▸ **EXERCISE**
Carry none of the pictures over; write out the complete data exactly.

▸ **INPUT DATA**
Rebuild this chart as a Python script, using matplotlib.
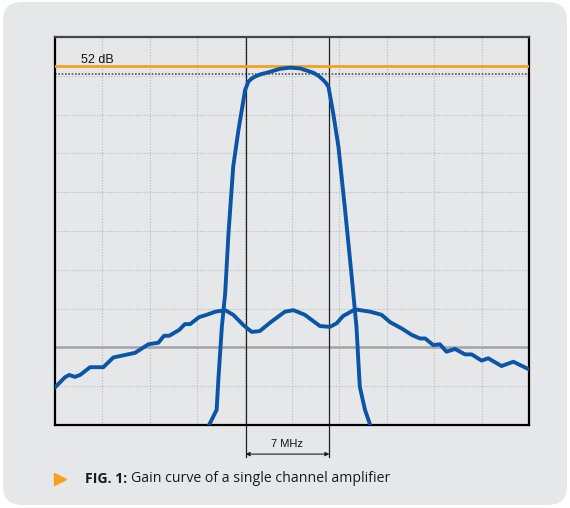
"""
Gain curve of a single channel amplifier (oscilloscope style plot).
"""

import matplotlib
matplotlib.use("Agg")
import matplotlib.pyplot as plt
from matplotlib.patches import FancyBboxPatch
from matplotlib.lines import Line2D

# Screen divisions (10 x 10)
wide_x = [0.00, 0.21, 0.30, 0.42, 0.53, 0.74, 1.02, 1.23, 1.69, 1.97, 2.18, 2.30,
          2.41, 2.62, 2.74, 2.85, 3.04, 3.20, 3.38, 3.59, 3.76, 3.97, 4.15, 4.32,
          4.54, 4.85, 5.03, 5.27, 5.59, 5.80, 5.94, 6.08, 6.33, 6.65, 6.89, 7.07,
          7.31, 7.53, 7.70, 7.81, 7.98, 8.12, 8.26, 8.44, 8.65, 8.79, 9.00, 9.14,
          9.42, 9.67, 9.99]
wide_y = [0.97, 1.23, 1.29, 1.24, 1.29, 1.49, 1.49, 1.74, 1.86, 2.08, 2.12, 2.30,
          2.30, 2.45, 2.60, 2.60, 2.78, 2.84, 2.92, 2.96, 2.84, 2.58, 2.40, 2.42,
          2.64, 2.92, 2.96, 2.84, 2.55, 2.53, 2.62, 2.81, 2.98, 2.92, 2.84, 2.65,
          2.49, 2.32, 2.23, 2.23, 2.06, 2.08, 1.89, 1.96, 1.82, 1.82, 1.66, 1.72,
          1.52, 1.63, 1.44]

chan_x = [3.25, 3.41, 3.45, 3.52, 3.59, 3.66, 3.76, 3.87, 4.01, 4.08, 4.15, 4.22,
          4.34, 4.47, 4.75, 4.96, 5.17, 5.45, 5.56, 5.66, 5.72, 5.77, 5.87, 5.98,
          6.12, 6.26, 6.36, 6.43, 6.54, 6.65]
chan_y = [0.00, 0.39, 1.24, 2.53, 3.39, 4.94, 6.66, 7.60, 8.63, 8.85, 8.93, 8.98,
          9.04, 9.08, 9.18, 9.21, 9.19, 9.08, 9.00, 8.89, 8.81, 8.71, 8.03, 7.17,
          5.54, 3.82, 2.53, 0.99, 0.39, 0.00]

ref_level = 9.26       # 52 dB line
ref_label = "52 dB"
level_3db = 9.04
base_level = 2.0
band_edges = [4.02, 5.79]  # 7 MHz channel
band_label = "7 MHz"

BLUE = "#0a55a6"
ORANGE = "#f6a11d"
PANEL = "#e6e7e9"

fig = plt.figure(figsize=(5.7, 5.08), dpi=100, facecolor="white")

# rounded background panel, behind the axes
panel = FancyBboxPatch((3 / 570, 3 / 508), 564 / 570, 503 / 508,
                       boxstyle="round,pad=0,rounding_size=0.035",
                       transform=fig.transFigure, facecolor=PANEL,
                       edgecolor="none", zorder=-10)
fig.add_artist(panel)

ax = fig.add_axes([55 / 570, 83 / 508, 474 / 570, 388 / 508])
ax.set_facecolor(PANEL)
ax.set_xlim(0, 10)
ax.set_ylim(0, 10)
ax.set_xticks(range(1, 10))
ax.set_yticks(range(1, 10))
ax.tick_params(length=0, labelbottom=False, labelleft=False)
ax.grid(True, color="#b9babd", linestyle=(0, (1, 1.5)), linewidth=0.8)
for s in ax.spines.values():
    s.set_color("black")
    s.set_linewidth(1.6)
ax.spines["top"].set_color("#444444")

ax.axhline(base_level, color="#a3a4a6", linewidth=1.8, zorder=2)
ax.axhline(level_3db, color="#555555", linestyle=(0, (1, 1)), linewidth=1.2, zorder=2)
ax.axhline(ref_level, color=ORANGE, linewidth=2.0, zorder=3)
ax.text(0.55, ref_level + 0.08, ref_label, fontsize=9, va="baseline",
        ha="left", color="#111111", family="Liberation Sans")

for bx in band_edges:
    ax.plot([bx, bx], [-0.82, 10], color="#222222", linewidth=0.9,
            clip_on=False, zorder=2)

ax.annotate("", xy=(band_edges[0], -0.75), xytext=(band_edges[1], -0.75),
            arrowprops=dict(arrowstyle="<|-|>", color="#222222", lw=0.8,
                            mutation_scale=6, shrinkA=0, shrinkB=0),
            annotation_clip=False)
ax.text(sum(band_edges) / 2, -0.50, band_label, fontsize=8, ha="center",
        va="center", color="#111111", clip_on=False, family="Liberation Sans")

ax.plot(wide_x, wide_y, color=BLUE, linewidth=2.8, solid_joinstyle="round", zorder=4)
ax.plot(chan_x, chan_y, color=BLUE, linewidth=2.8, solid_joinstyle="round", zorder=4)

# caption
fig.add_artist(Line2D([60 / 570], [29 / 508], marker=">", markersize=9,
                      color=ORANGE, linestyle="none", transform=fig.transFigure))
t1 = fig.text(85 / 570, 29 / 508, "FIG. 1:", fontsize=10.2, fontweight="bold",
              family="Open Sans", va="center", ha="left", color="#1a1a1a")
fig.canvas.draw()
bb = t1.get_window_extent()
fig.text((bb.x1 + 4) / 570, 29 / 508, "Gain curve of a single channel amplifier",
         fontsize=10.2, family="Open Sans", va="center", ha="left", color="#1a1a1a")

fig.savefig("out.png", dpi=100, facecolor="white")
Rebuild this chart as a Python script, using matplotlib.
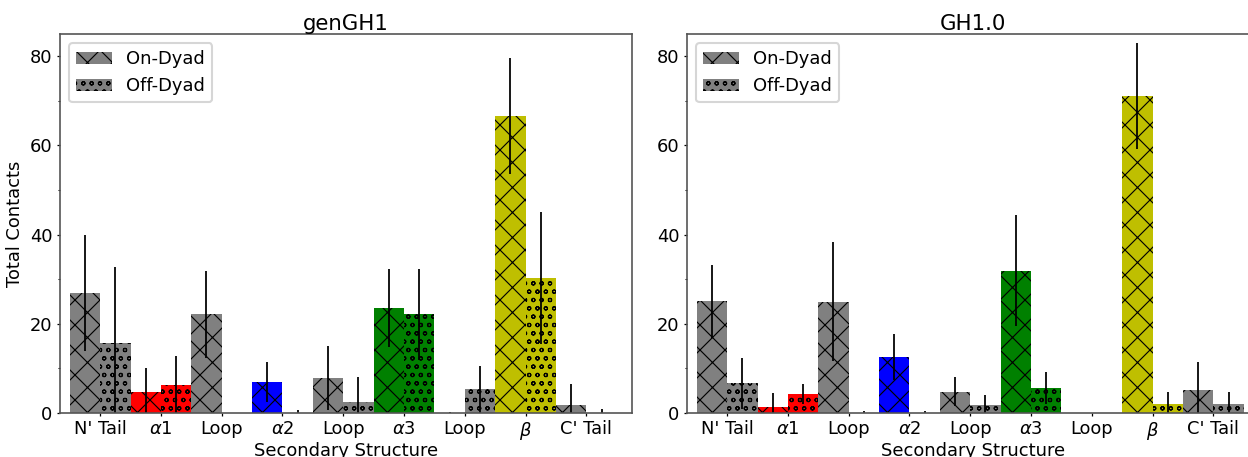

▸ **ANSWER TO THIS TASK**
Rebuild this chart as a Python script, using matplotlib.
"""
Gain curve of a single channel amplifier (oscilloscope style plot).
"""

import matplotlib
matplotlib.use("Agg")
import matplotlib.pyplot as plt
from matplotlib.patches import FancyBboxPatch
from matplotlib.lines import Line2D

# Screen divisions (10 x 10)
wide_x = [0.00, 0.21, 0.30, 0.42, 0.53, 0.74, 1.02, 1.23, 1.69, 1.97, 2.18, 2.30,
          2.41, 2.62, 2.74, 2.85, 3.04, 3.20, 3.38, 3.59, 3.76, 3.97, 4.15, 4.32,
          4.54, 4.85, 5.03, 5.27, 5.59, 5.80, 5.94, 6.08, 6.33, 6.65, 6.89, 7.07,
          7.31, 7.53, 7.70, 7.81, 7.98, 8.12, 8.26, 8.44, 8.65, 8.79, 9.00, 9.14,
          9.42, 9.67, 9.99]
wide_y = [0.97, 1.23, 1.29, 1.24, 1.29, 1.49, 1.49, 1.74, 1.86, 2.08, 2.12, 2.30,
          2.30, 2.45, 2.60, 2.60, 2.78, 2.84, 2.92, 2.96, 2.84, 2.58, 2.40, 2.42,
          2.64, 2.92, 2.96, 2.84, 2.55, 2.53, 2.62, 2.81, 2.98, 2.92, 2.84, 2.65,
          2.49, 2.32, 2.23, 2.23, 2.06, 2.08, 1.89, 1.96, 1.82, 1.82, 1.66, 1.72,
          1.52, 1.63, 1.44]

chan_x = [3.25, 3.41, 3.45, 3.52, 3.59, 3.66, 3.76, 3.87, 4.01, 4.08, 4.15, 4.22,
          4.34, 4.47, 4.75, 4.96, 5.17, 5.45, 5.56, 5.66, 5.72, 5.77, 5.87, 5.98,
          6.12, 6.26, 6.36, 6.43, 6.54, 6.65]
chan_y = [0.00, 0.39, 1.24, 2.53, 3.39, 4.94, 6.66, 7.60, 8.63, 8.85, 8.93, 8.98,
          9.04, 9.08, 9.18, 9.21, 9.19, 9.08, 9.00, 8.89, 8.81, 8.71, 8.03, 7.17,
          5.54, 3.82, 2.53, 0.99, 0.39, 0.00]

ref_level = 9.26       # 52 dB line
ref_label = "52 dB"
level_3db = 9.04
base_level = 2.0
band_edges = [4.02, 5.79]  # 7 MHz channel
band_label = "7 MHz"

BLUE = "#0a55a6"
ORANGE = "#f6a11d"
PANEL = "#e6e7e9"

fig = plt.figure(figsize=(5.7, 5.08), dpi=100, facecolor="white")

# rounded background panel, behind the axes
panel = FancyBboxPatch((3 / 570, 3 / 508), 564 / 570, 503 / 508,
                       boxstyle="round,pad=0,rounding_size=0.035",
                       transform=fig.transFigure, facecolor=PANEL,
                       edgecolor="none", zorder=-10)
fig.add_artist(panel)

ax = fig.add_axes([55 / 570, 83 / 508, 474 / 570, 388 / 508])
ax.set_facecolor(PANEL)
ax.set_xlim(0, 10)
ax.set_ylim(0, 10)
ax.set_xticks(range(1, 10))
ax.set_yticks(range(1, 10))
ax.tick_params(length=0, labelbottom=False, labelleft=False)
ax.grid(True, color="#b9babd", linestyle=(0, (1, 1.5)), linewidth=0.8)
for s in ax.spines.values():
    s.set_color("black")
    s.set_linewidth(1.6)
ax.spines["top"].set_color("#444444")

ax.axhline(base_level, color="#a3a4a6", linewidth=1.8, zorder=2)
ax.axhline(level_3db, color="#555555", linestyle=(0, (1, 1)), linewidth=1.2, zorder=2)
ax.axhline(ref_level, color=ORANGE, linewidth=2.0, zorder=3)
ax.text(0.55, ref_level + 0.08, ref_label, fontsize=9, va="baseline",
        ha="left", color="#111111", family="Liberation Sans")

for bx in band_edges:
    ax.plot([bx, bx], [-0.82, 10], color="#222222", linewidth=0.9,
            clip_on=False, zorder=2)

ax.annotate("", xy=(band_edges[0], -0.75), xytext=(band_edges[1], -0.75),
            arrowprops=dict(arrowstyle="<|-|>", color="#222222", lw=0.8,
                            mutation_scale=6, shrinkA=0, shrinkB=0),
            annotation_clip=False)
ax.text(sum(band_edges) / 2, -0.50, band_label, fontsize=8, ha="center",
        va="center", color="#111111", clip_on=False, family="Liberation Sans")

ax.plot(wide_x, wide_y, color=BLUE, linewidth=2.8, solid_joinstyle="round", zorder=4)
ax.plot(chan_x, chan_y, color=BLUE, linewidth=2.8, solid_joinstyle="round", zorder=4)

# caption
fig.add_artist(Line2D([60 / 570], [29 / 508], marker=">", markersize=9,
                      color=ORANGE, linestyle="none", transform=fig.transFigure))
t1 = fig.text(85 / 570, 29 / 508, "FIG. 1:", fontsize=10.2, fontweight="bold",
              family="Open Sans", va="center", ha="left", color="#1a1a1a")
fig.canvas.draw()
bb = t1.get_window_extent()
fig.text((bb.x1 + 4) / 570, 29 / 508, "Gain curve of a single channel amplifier",
         fontsize=10.2, family="Open Sans", va="center", ha="left", color="#1a1a1a")

fig.savefig("out.png", dpi=100, facecolor="white")
Rebuild this chart as a Python script, using matplotlib.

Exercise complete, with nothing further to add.